= Exercise description =
Include in the output only the lines from the opening of the records through the line containing "plt.rcParams['mathtext.default'] = 'regular'", each printed exactly; pictures are omitted.
**** Provided information
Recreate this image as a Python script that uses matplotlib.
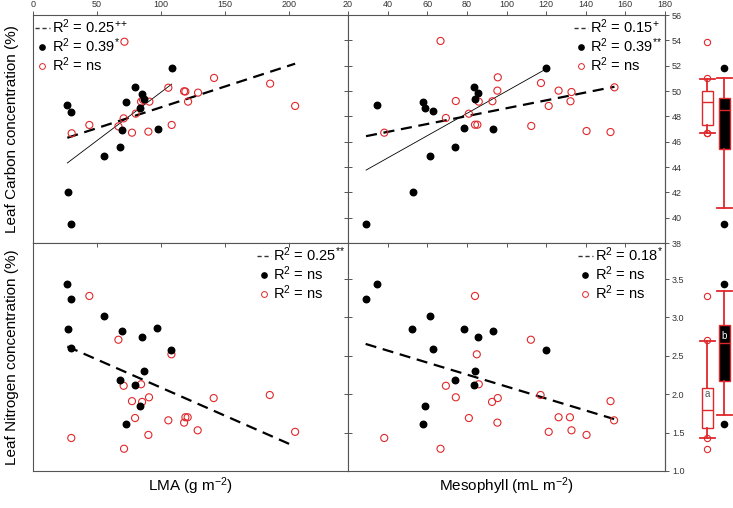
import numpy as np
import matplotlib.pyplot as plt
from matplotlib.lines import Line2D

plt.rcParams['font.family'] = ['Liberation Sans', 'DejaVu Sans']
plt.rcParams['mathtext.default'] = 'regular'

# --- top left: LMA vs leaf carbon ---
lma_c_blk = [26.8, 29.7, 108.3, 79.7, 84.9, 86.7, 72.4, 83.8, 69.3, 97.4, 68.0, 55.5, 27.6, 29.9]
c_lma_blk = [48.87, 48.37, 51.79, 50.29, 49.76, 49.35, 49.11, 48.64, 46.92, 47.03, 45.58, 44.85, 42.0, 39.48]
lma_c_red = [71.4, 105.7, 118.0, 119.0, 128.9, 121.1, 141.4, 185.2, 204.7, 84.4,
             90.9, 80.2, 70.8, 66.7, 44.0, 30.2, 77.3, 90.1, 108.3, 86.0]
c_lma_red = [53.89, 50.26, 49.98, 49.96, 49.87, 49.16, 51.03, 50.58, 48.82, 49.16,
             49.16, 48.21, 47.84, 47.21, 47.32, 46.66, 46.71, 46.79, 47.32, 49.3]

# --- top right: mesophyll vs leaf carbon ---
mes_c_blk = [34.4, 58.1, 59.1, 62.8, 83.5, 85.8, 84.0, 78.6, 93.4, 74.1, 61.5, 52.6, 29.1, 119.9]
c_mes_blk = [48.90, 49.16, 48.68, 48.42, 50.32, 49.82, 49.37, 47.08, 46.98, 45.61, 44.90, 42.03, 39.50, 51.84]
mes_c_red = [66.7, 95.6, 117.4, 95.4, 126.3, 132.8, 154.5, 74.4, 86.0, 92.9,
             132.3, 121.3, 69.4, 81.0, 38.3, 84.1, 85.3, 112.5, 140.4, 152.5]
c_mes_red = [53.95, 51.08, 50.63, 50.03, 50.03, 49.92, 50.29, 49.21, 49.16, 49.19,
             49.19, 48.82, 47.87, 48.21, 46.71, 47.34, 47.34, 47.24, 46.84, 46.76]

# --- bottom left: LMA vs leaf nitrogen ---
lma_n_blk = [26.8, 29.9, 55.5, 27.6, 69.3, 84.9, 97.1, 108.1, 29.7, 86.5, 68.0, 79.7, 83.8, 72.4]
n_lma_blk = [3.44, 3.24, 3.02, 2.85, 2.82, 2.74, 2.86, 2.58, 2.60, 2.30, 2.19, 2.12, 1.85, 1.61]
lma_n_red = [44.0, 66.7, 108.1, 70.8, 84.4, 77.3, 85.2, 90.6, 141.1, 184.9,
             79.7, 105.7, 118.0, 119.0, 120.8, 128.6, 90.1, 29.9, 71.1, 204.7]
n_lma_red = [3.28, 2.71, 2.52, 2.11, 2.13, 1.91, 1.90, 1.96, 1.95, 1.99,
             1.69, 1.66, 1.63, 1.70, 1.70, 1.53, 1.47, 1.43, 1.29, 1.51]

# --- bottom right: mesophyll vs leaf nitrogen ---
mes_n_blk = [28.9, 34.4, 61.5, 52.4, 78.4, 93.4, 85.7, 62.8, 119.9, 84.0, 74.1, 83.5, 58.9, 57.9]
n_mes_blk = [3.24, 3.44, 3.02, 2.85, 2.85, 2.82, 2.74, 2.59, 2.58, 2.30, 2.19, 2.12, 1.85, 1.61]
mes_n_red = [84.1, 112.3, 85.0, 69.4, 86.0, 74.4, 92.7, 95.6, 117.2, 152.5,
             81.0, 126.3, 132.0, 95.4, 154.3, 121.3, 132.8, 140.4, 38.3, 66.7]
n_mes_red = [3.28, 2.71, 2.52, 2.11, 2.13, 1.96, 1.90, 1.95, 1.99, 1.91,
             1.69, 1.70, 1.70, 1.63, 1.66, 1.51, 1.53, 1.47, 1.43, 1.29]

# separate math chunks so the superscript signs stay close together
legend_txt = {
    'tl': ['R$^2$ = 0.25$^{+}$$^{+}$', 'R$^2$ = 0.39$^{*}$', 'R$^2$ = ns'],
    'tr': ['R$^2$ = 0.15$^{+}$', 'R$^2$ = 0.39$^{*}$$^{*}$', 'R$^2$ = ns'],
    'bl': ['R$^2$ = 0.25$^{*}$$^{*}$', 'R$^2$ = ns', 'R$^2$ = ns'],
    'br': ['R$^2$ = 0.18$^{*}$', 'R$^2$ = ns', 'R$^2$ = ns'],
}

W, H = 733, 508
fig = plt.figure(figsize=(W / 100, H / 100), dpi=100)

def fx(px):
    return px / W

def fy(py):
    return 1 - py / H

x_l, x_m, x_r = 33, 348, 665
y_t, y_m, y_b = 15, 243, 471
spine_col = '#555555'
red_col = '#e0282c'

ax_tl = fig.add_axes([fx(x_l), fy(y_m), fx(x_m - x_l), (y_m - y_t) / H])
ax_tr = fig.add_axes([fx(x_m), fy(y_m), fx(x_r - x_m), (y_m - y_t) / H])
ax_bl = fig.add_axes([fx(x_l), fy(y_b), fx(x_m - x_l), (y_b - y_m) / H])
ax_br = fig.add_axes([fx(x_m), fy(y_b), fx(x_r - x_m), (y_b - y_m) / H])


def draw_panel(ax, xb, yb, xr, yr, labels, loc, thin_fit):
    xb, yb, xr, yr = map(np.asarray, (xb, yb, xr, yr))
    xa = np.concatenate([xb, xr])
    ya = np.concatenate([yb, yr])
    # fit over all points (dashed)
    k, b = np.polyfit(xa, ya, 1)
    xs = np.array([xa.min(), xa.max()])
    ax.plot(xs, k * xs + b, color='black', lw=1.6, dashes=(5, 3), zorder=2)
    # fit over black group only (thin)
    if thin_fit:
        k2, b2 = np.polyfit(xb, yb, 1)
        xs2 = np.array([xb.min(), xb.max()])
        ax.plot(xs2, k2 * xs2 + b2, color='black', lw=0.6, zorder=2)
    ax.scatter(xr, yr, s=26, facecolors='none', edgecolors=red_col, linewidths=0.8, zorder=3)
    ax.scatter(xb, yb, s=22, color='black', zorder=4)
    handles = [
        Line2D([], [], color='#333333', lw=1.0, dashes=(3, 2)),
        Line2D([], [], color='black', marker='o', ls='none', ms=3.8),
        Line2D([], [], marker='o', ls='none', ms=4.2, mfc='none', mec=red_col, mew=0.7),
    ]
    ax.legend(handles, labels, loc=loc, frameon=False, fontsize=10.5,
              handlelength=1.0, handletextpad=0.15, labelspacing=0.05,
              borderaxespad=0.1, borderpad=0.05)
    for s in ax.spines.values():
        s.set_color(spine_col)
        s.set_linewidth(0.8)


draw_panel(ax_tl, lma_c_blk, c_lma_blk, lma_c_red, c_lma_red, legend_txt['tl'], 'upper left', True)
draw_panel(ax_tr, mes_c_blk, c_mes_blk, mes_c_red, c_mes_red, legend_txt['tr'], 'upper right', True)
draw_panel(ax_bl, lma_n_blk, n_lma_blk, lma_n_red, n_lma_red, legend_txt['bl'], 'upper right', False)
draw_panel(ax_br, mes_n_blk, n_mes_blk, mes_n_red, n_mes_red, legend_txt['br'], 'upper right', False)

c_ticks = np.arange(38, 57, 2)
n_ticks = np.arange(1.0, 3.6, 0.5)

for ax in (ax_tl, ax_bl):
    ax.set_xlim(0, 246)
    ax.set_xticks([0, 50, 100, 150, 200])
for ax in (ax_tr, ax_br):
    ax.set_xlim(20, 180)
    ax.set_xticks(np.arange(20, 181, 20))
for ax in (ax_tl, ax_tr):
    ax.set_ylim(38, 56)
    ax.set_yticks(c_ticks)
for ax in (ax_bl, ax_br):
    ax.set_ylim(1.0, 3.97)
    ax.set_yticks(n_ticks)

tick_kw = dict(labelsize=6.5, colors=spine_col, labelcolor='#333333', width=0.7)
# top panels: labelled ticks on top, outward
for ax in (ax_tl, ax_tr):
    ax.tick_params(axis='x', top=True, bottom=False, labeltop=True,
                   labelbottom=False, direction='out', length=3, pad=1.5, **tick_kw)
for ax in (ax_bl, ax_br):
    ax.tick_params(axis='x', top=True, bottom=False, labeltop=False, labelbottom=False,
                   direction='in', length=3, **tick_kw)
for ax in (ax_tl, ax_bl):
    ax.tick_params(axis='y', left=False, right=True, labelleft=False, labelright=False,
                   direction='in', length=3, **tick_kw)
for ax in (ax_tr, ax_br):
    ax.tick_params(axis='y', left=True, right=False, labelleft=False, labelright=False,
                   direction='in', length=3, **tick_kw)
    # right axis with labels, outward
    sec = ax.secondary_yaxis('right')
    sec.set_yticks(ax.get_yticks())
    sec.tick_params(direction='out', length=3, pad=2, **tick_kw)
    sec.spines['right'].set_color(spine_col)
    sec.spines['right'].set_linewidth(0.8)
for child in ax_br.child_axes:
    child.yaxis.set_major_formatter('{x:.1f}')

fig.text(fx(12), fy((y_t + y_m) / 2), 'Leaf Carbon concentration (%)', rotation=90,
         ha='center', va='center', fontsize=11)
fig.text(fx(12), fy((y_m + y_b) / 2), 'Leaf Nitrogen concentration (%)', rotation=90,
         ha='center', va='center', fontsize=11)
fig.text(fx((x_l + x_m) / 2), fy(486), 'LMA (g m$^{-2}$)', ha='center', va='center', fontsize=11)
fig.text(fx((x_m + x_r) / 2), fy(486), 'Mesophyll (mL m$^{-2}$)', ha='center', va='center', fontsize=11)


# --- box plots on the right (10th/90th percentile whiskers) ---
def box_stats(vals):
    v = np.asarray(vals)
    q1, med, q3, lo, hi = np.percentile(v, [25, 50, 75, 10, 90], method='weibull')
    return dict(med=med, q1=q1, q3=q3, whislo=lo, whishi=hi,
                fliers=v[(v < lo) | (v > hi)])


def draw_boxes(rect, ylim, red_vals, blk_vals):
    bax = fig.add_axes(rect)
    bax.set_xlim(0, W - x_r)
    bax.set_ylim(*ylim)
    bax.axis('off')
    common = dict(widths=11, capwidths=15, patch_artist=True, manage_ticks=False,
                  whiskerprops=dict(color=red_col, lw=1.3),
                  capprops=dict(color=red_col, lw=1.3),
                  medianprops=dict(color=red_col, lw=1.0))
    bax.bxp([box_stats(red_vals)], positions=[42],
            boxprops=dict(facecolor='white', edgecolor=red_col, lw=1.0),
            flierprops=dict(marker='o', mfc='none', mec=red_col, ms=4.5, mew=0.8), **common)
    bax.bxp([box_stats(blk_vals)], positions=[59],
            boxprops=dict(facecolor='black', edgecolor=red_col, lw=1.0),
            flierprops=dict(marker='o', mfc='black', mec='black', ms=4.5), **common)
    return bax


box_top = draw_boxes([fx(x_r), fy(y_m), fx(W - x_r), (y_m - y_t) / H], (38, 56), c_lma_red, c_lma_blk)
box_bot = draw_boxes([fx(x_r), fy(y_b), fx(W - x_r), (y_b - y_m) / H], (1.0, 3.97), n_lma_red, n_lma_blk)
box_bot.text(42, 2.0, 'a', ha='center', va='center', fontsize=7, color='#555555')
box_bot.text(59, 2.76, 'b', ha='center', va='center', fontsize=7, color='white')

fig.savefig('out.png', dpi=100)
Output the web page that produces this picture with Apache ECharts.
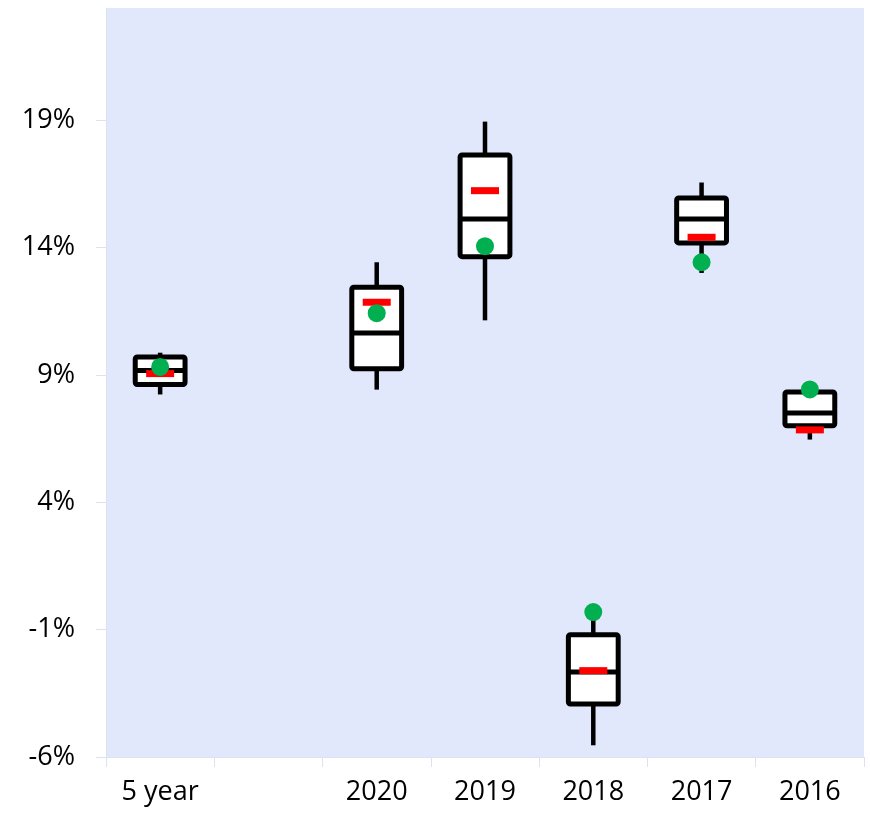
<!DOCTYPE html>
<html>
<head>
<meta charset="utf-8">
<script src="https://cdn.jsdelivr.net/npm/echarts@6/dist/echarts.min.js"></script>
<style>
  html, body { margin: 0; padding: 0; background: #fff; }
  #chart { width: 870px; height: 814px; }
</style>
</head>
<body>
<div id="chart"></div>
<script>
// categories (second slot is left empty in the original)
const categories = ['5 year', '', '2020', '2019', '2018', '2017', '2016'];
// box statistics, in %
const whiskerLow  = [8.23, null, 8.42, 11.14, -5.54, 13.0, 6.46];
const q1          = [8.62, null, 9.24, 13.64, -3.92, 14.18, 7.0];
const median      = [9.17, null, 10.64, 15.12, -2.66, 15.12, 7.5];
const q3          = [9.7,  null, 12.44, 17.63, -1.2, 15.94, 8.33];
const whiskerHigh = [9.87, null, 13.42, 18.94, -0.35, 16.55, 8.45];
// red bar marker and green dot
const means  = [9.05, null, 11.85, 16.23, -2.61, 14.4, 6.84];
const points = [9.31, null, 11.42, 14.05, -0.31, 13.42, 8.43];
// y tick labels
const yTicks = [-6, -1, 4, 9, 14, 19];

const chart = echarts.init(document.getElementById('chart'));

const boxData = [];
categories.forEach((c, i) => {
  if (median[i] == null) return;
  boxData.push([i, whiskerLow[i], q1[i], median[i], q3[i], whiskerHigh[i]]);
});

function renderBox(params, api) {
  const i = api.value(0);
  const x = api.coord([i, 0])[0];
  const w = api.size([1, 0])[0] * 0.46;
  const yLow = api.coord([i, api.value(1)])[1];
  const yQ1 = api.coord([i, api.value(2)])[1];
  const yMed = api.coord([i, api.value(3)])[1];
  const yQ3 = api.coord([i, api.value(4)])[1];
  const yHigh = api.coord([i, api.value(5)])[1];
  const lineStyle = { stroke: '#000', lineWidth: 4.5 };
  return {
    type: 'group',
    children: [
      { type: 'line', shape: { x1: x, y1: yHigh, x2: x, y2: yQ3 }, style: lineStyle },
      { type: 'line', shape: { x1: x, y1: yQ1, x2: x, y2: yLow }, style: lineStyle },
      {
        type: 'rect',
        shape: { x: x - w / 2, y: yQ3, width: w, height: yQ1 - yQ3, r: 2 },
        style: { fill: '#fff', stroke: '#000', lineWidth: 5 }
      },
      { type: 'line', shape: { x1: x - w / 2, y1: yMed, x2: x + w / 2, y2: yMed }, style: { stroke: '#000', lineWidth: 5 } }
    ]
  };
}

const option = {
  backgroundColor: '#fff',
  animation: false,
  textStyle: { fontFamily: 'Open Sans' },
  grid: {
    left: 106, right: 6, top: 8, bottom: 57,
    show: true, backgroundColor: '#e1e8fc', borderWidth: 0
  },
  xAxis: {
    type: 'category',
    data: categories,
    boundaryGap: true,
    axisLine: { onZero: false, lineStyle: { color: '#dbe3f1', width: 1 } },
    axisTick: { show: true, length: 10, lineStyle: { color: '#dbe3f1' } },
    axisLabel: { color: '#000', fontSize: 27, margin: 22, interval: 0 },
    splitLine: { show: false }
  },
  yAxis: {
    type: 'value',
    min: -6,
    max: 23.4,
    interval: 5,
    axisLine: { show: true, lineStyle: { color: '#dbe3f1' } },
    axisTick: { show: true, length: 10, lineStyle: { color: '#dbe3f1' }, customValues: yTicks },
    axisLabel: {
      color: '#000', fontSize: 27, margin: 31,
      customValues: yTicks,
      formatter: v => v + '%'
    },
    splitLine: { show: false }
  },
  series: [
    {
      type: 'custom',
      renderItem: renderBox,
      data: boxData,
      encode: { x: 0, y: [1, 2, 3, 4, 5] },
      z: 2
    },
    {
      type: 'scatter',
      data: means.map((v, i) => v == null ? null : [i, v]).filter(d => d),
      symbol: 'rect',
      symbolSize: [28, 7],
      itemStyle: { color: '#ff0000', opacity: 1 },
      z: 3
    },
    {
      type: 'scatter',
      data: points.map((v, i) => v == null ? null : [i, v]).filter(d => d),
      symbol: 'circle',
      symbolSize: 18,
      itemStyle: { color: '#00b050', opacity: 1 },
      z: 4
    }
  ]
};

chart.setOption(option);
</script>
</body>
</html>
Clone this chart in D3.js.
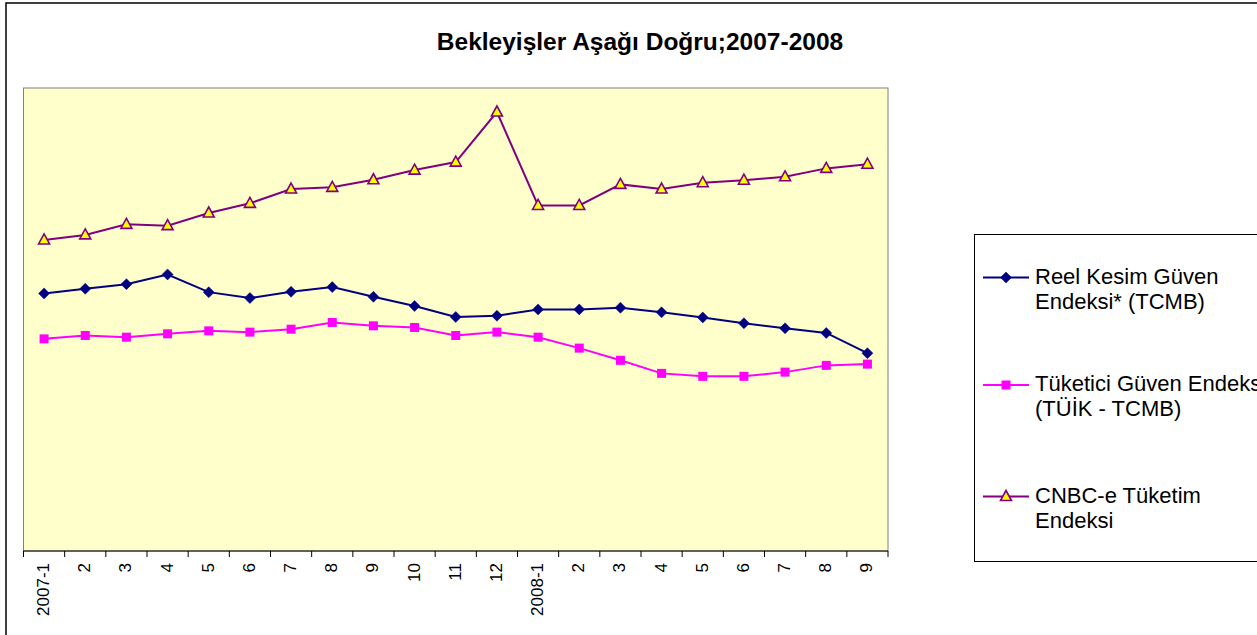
********
= Written reply =
Recreate this image as a Python script that uses matplotlib.
import numpy as np
import matplotlib.pyplot as plt
from matplotlib.lines import Line2D

plt.rcParams['font.family'] = ['Liberation Sans', 'DejaVu Sans']
plt.rcParams['mathtext.default'] = 'regular'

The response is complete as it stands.